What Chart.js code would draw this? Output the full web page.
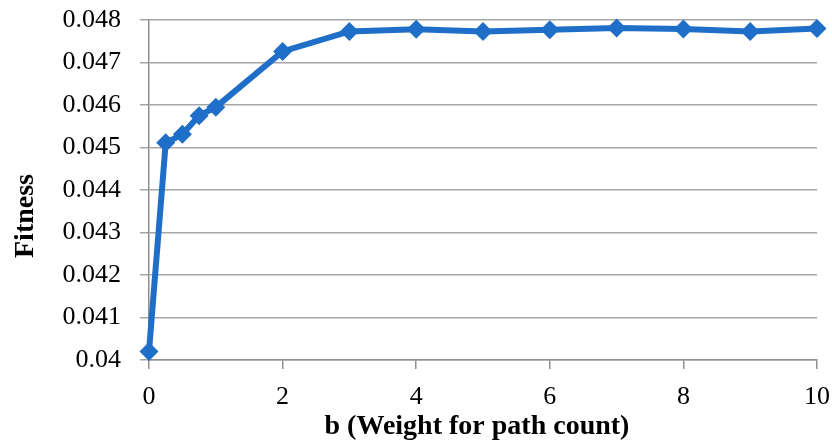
<!DOCTYPE html>
<html>
<head>
<meta charset="utf-8">
<script src="https://cdn.jsdelivr.net/npm/chart.js@4/dist/chart.umd.min.js"></script>
<style>
  html, body { margin: 0; padding: 0; background: #ffffff; }
  canvas { display: block; }
</style>
</head>
<body>
<canvas id="chart" width="832" height="442"></canvas>
<script>
// b values (weight for path count) and the fitness reached for each
const bValues = [0, 0.25, 0.5, 0.75, 1, 2, 3, 4, 5, 6, 7, 8, 9, 10];
const fitness = [0.0402, 0.04511, 0.04531, 0.04575, 0.04595, 0.04726, 0.04773,
                 0.04778, 0.04773, 0.04777, 0.04781, 0.04779, 0.04773, 0.0478];

// axis ticks
const xTickValues = [0, 2, 4, 6, 8, 10];
const yTickValues = [0.04, 0.041, 0.042, 0.043, 0.044, 0.045, 0.046, 0.047, 0.048];

// axis titles
const xTitle = 'b (Weight for path count)';
const yTitle = 'Fitness';

const LINE_BLUE = '#1f6fc9';
const GRID_GREY = '#a6a6a6';
const AXIS_GREY = '#8f8f8f';
const TICK_FONT = { family: "'Liberation Serif', 'Times New Roman', serif", size: 26, lineHeight: 1.2 };
const TITLE_FONT = "bold 28px 'Liberation Serif', 'Times New Roman', serif";

// axis titles drawn relative to the plot area
const axisTitles = {
  id: 'axisTitles',
  afterDraw(chart) {
    const { ctx, chartArea } = chart;
    ctx.save();
    ctx.fillStyle = '#000000';
    ctx.font = TITLE_FONT;
    ctx.textAlign = 'center';
    ctx.textBaseline = 'alphabetic';
    ctx.fillText(xTitle, (chartArea.left + chartArea.right) / 2 - 6, chart.height - 8);
    ctx.translate(33, (chartArea.top + chartArea.bottom) / 2 + 26);
    ctx.rotate(-Math.PI / 2);
    ctx.fillText(yTitle, 0, 0);
    ctx.restore();
  }
};

const fmt = v => String(Number(v.toFixed(3)));

new Chart(document.getElementById('chart'), {
  type: 'line',
  data: {
    datasets: [{
      data: bValues.map((b, i) => ({ x: b, y: fitness[i] })),
      borderColor: LINE_BLUE,
      backgroundColor: LINE_BLUE,
      borderWidth: 6,
      pointStyle: 'rectRot',
      pointRadius: 9.5,
      pointBorderWidth: 0,
      pointBackgroundColor: LINE_BLUE,
      tension: 0,
      clip: false
    }]
  },
  options: {
    responsive: false,
    animation: false,
    devicePixelRatio: 1,
    layout: { padding: { left: 0, top: 20, right: 15, bottom: 0 } },
    plugins: {
      legend: { display: false },
      tooltip: { enabled: false },
      title: { display: false }
    },
    scales: {
      x: {
        type: 'linear',
        min: 0,
        max: 10,
        afterBuildTicks: s => { s.ticks = xTickValues.map(v => ({ value: v })); },
        afterFit: s => {
          s.height = 82;
          s.paddingLeft = 0; s.paddingRight = 0;
        },
        ticks: {
          color: '#000000',
          font: TICK_FONT,
          padding: 13,
          maxRotation: 0,
          autoSkip: false,
          callback: v => fmt(v)
        },
        grid: {
          drawOnChartArea: false,
          drawTicks: true,
          tickLength: 9,
          tickColor: AXIS_GREY,
          lineWidth: 1.5
        },
        border: { display: true, color: AXIS_GREY, width: 1.5 },
        title: { display: false }
      },
      y: {
        type: 'linear',
        min: 0.04,
        max: 0.048,
        afterBuildTicks: s => { s.ticks = yTickValues.map(v => ({ value: v })); },
        afterFit: s => {
          s.width = 149;
          s.paddingTop = 0; s.paddingBottom = 0;
        },
        ticks: {
          color: '#000000',
          font: TICK_FONT,
          padding: 19,
          autoSkip: false,
          callback: v => fmt(v)
        },
        grid: {
          drawOnChartArea: true,
          drawTicks: true,
          tickLength: 9,
          color: GRID_GREY,
          tickColor: GRID_GREY,
          lineWidth: 1.5
        },
        border: { display: true, color: AXIS_GREY, width: 1.5 },
        title: { display: false }
      }
    }
  },
  plugins: [axisTitles]
});
</script>
</body>
</html>
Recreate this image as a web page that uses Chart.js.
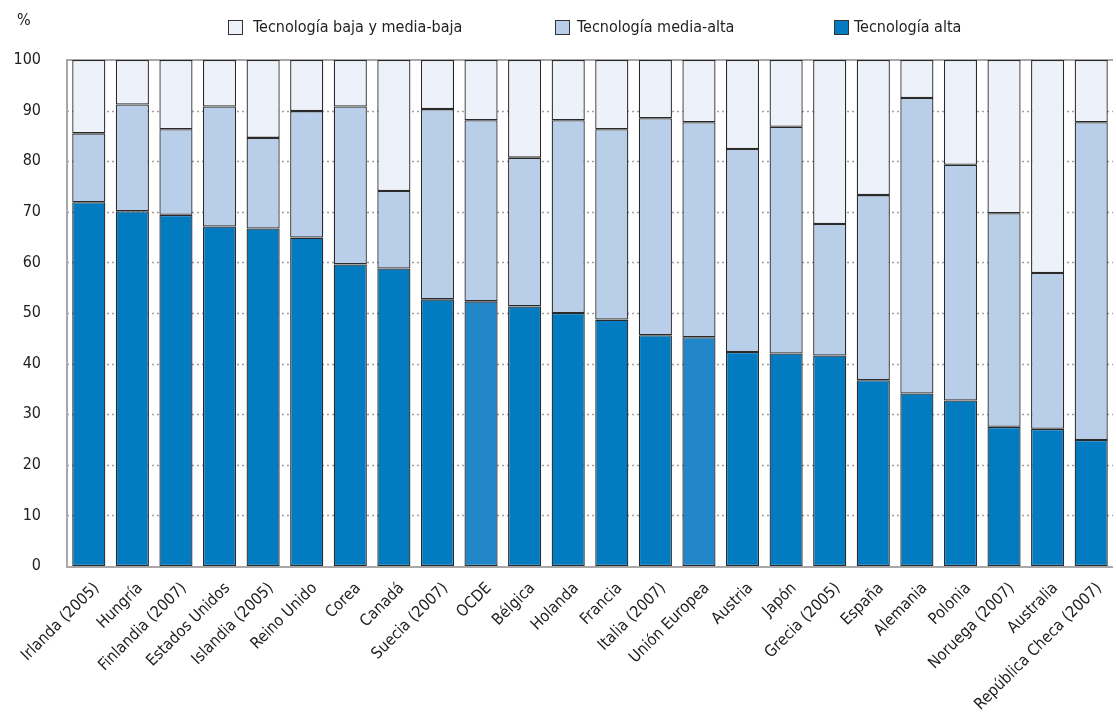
--*--
■ Stated goal
Pull out all lines from the listing that contain the string "this".

■ Reply
What Chart.js code would draw this? Output the full web page.
Recreate this image as a web page that uses Chart.js.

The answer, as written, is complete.